Learn a method for silencing the chatter and focusing attention; a procedure for generating an initial draft; and a strategy for moving toward a completed poem. This three-part structure helps us locate our poetic material and begin to write poetry. It deepens appreciation for their own lives and places the high value of self-esteem within everyone's reach. It relieves anxiety by opening time up, giving writers mental space to find our own imaginative forms.

Inevitably, when writing poems, we wrestle with words. In this arena, we humans meet a fine ally and tricky opponent. All for the best! This weekend will heighten our sense of metaphor and imagery and renew our love affair with the music and magic of language.
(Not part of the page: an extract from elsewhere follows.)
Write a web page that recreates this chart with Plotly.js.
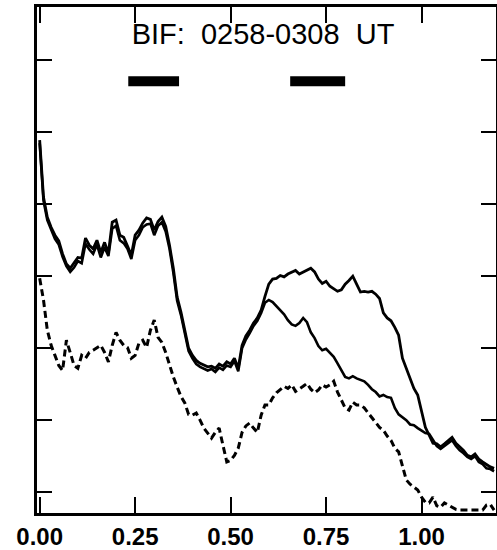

Tobin Simon has been writing and teaching poetry for over 40 years. After receiving his Ph.D. from NYU, while a professor in Pratt Institute's Department of English and Humanities, he edited Snakeroots, a national literary magazine. In addition to co-directing the Proprioceptive Writing Center, he currently teaches Tobin Simon's Poetry Writing Workshop in New York, about which poet and translator Eileen Hennessy said, "This is the best and most interesting poetry workshop I've ever taken."